D’autres pièces n’ont pas eu le secours d’un puissant adjuvant ; l’un des exemples les plus célèbres étant Le Tartuffe ou l’Imposteur de Molière. En 1664, une première version fut représentée à la cour et interdite immédiatement, sous l’instance de l’Archevêque de Paris, car accusée de diffuser une doctrine libertine dissimulée – ce à quoi s’ajoute l’impossibilité d’aborder des sujets religieux sur scène à cette époque. En 1667, une seconde version fut proposée, interdite elle aussi. Il fallut attendre 1669 et une troisième version pour que ce chef-d’œuvre voit le jour, rencontrant un immense succès. 

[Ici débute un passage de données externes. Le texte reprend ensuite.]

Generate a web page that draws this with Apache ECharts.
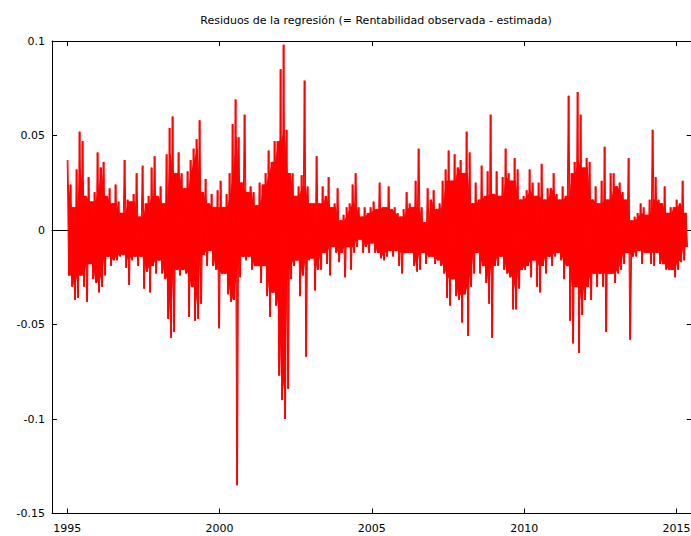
<!DOCTYPE html>
<html><head><meta charset="utf-8">
<script src="https://cdn.jsdelivr.net/npm/echarts@6/dist/echarts.min.js"></script>
<style>html,body{margin:0;padding:0;background:#fff}#c{width:691px;height:536px}</style>
</head><body><div id="c"></div>
<script>
const chartTitle = 'Residuos de la regresión (= Rentabilidad observada - estimada)';
const xTickYears = [1995, 2000, 2005, 2010, 2015];
const startYear = 1995.0;
const stepYears = 0.09849;
// upper envelope of residuals per sample
const residHigh = [
0.037,0.024,0.012,0.032,0.052,0.047,0.018,0.028,0.015,0.020,0.041,0.033,0.036,0.018,0.022,0.014,0.024,0.015,0.009,0.037,0.016,0.015,0.019,0.030,0.007,
0.034,0.014,0.018,0.033,0.039,0.018,0.023,0.014,0.040,0.054,0.060,0.030,0.041,0.030,0.022,0.031,0.037,0.043,0.048,0.058,0.020,0.027,0.014,0.019,0.012,0.021,
0.026,0.012,0.019,0.030,0.056,0.069,0.049,0.025,0.061,0.020,0.023,0.020,0.013,0.025,0.024,0.030,0.042,0.036,0.047,0.047,0.085,0.098,0.053,0.030,0.030,0.018,
0.023,0.029,0.079,0.023,0.014,0.014,0.039,0.014,0.023,0.018,0.028,0.012,0.014,0.022,0.005,0.008,0.012,0.014,0.024,0.030,0.012,0.007,0.012,0.009,0.012,0.015,0.011,0.025,
0.012,0.012,0.023,0.011,0.012,0.009,0.007,0.011,0.020,0.014,0.012,0.026,0.043,0.012,0.004,0.022,0.016,0.021,0.011,0.014,0.026,0.032,0.042,0.026,0.040,0.033,
0.037,0.030,0.052,0.041,0.014,0.025,0.016,0.034,0.018,0.031,0.061,0.019,0.031,0.018,0.028,0.043,0.030,0.026,0.038,0.032,0.016,0.018,0.021,0.032,0.025,0.018,
0.025,0.035,0.016,0.022,0.022,0.030,0.019,0.016,0.023,0.018,0.071,0.030,0.036,0.073,0.061,0.033,0.038,0.036,0.016,0.023,0.014,0.026,0.044,0.016,0.030,
0.030,0.023,0.025,0.020,0.016,0.038,0.005,0.007,0.009,0.014,0.012,0.008,0.016,0.053,0.028,0.016,0.014,0.023,0.009,0.012,0.012,0.016,0.014,0.026,0.009
];
// lower envelope of residuals per sample
const residLow = [
-0.024,-0.030,-0.037,-0.036,-0.024,-0.030,-0.038,-0.018,-0.026,-0.028,-0.033,-0.030,-0.024,-0.014,-0.019,-0.016,-0.016,-0.014,-0.013,-0.020,-0.029,-0.016,-0.014,-0.019,-0.014,
-0.031,-0.022,-0.033,-0.019,-0.023,-0.016,-0.023,-0.026,-0.047,-0.057,-0.054,-0.021,-0.024,-0.021,-0.023,-0.046,-0.030,-0.048,-0.047,-0.039,-0.013,-0.019,-0.011,-0.019,-0.021,-0.052,
-0.023,-0.023,-0.034,-0.038,-0.037,-0.135,-0.025,-0.014,-0.016,-0.014,-0.021,-0.019,-0.019,-0.028,-0.019,-0.035,-0.046,-0.033,-0.040,-0.077,-0.090,-0.100,-0.084,-0.026,-0.019,-0.016,
-0.035,-0.024,-0.067,-0.016,-0.015,-0.032,-0.021,-0.021,-0.012,-0.018,-0.024,-0.009,-0.012,-0.017,-0.012,-0.025,-0.009,-0.021,-0.012,-0.009,-0.005,-0.012,-0.009,-0.012,-0.007,-0.012,-0.012,-0.015,
-0.016,-0.014,-0.011,-0.014,-0.011,-0.019,-0.023,-0.012,-0.012,-0.012,-0.019,-0.022,-0.021,-0.012,-0.018,-0.014,-0.014,-0.018,-0.016,-0.019,-0.023,-0.036,-0.040,-0.026,-0.035,-0.037,
-0.049,-0.034,-0.056,-0.030,-0.023,-0.012,-0.023,-0.019,-0.028,-0.039,-0.057,-0.019,-0.019,-0.014,-0.021,-0.023,-0.025,-0.042,-0.042,-0.031,-0.021,-0.021,-0.019,-0.025,-0.016,-0.030,
-0.033,-0.019,-0.023,-0.014,-0.019,-0.014,-0.012,-0.016,-0.026,-0.019,-0.048,-0.060,-0.030,-0.065,-0.045,-0.037,-0.030,-0.037,-0.023,-0.030,-0.023,-0.030,-0.054,-0.023,-0.023,
-0.028,-0.023,-0.021,-0.018,-0.012,-0.058,-0.014,-0.014,-0.011,-0.018,-0.012,-0.012,-0.018,-0.019,-0.012,-0.018,-0.018,-0.021,-0.021,-0.021,-0.025,-0.021,-0.017,-0.016,-0.009
];

// Two interleaved traces of the residual envelope (offset by a quarter sample)
function buildTrace(offset) {
  const out = [];
  for (let i = 0; i < residHigh.length; i++) {
    out.push([startYear + (i + offset) * stepYears, residHigh[i]]);
    out.push([startYear + (i + offset + 0.5) * stepYears, residLow[i]]);
  }
  return out;
}
const traceA = buildTrace(0);
const traceB = buildTrace(0.25);

// Dense body: the part of the envelope shared by neighbouring samples
function nearZero3(arr, i) {
  const a = arr[Math.max(0, i - 1)], b = arr[i], c = arr[Math.min(arr.length - 1, i + 1)];
  return Math.abs(a) < Math.abs(b) ? (Math.abs(a) < Math.abs(c) ? a : c) : (Math.abs(b) < Math.abs(c) ? b : c);
}
const bodyData = [];
for (let i = 0; i < residHigh.length; i++) {
  bodyData.push([startYear + (i + 0.375) * stepYears, nearZero3(residLow, i), nearZero3(residHigh, i)]);
}

const FONT = 'DejaVu Sans';
const gridBox = {left: 52, top: 41, width: 639.7, height: 472.5};
const xMin = 1994.5, xMax = 2015.5, yMin = -0.15, yMax = 0.1;
const black = '#000';
const red = '#ff0000';
const fmtY = v => String(parseFloat(v.toFixed(2)));

const chart = echarts.init(document.getElementById('c'), null, {renderer: 'svg'});
const lineSeries = (data) => ({
  type: 'line', xAxisIndex: 0, yAxisIndex: 0, data: data,
  symbol: 'none', showSymbol: false, sampling: null, silent: true,
  lineStyle: {color: red, width: 1}, z: 4
});
chart.setOption({
  animation: false,
  backgroundColor: '#fff',
  graphic: [{
    type: 'text', x: 376, y: 20,
    style: {text: chartTitle, fontFamily: FONT, fontSize: 11, fill: black, align: 'center', verticalAlign: 'middle'}
  }],
  grid: [
    Object.assign({outerBoundsMode: 'none', containLabel: false}, gridBox),
    Object.assign({outerBoundsMode: 'none', containLabel: false}, gridBox)
  ],
  xAxis: [
    {type: 'value', gridIndex: 0, position: 'bottom', min: xMin, max: xMax,
     axisLine: {onZero: false, lineStyle: {color: black, width: 1}},
     axisTick: {inside: true, length: 5, customValues: xTickYears, lineStyle: {color: black}},
     axisLabel: {customValues: xTickYears, formatter: v => String(v), color: black, fontFamily: FONT, fontSize: 11, margin: 9},
     splitLine: {show: false}},
    {type: 'value', gridIndex: 0, position: 'top', min: xMin, max: xMax,
     axisLine: {onZero: false, lineStyle: {color: black, width: 1}},
     axisTick: {inside: true, length: 5, customValues: xTickYears, lineStyle: {color: black}},
     axisLabel: {show: false}, splitLine: {show: false}},
    {type: 'value', gridIndex: 1, min: xMin, max: xMax,
     axisLine: {onZero: true, lineStyle: {color: black, width: 1}},
     axisTick: {show: false}, axisLabel: {show: false}, splitLine: {show: false}}
  ],
  yAxis: [
    {type: 'value', gridIndex: 0, position: 'left', min: yMin, max: yMax, interval: 0.05,
     axisLine: {show: true, onZero: false, lineStyle: {color: black, width: 1}},
     axisTick: {show: true, inside: true, length: 5, lineStyle: {color: black}},
     axisLabel: {formatter: fmtY, color: black, fontFamily: FONT, fontSize: 11, margin: 7},
     splitLine: {show: false}},
    {type: 'value', gridIndex: 0, position: 'right', min: yMin, max: yMax, interval: 0.05,
     axisLine: {show: true, onZero: false, lineStyle: {color: black, width: 1}},
     axisTick: {show: true, inside: true, length: 5, lineStyle: {color: black}},
     axisLabel: {show: false}, splitLine: {show: false}},
    {type: 'value', gridIndex: 1, min: yMin, max: yMax,
     axisLine: {show: false}, axisTick: {show: false}, axisLabel: {show: false}, splitLine: {show: false}}
  ],
  series: [
    {type: 'custom', xAxisIndex: 0, yAxisIndex: 0, data: bodyData, silent: true, z: 3, clip: true,
     encode: {x: 0, y: [1, 2]},
     renderItem: function (params, api) {
       const i = params.dataIndex;
       if (i >= bodyData.length - 1) return null;
       const p = bodyData[i], q = bodyData[i + 1];
       const pts = [api.coord([p[0], p[2]]), api.coord([q[0], q[2]]), api.coord([q[0], q[1]]), api.coord([p[0], p[1]])];
       return {type: 'polygon', shape: {points: pts}, style: {fill: red, stroke: red, lineWidth: 0.5}};
     }},
    lineSeries(traceA), lineSeries(traceB)
  ]
});
</script>
</body></html>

A partir de ces deux exemples, nous comprenons pourquoi le théâtre et les scandales entretiennent des rapports privilégiés. Qu’une œuvre mette en exergue les dysfonctionnements d’une société, l’amoralité d’un individu, et chacun crie au scandale ; tant nous est inconfortable le portrait des noirceurs de l’âme humaine.

Le scandale flirte avec le tabou, le non-dit ; il déconfine ce qui dérange, ce qui était jusqu’à présent silencieux ; il met au jour ce que nous ne voulions pas voir – ou ce que nous voulions que les autres ne voient pas. Il est aux antipodes de toute hypocrisie sociale, qui s’accommode de faits répréhensibles aux yeux de la société en baissant le regard. Une œuvre qui fait scandale, c’est donc une œuvre qui fait tomber les masques.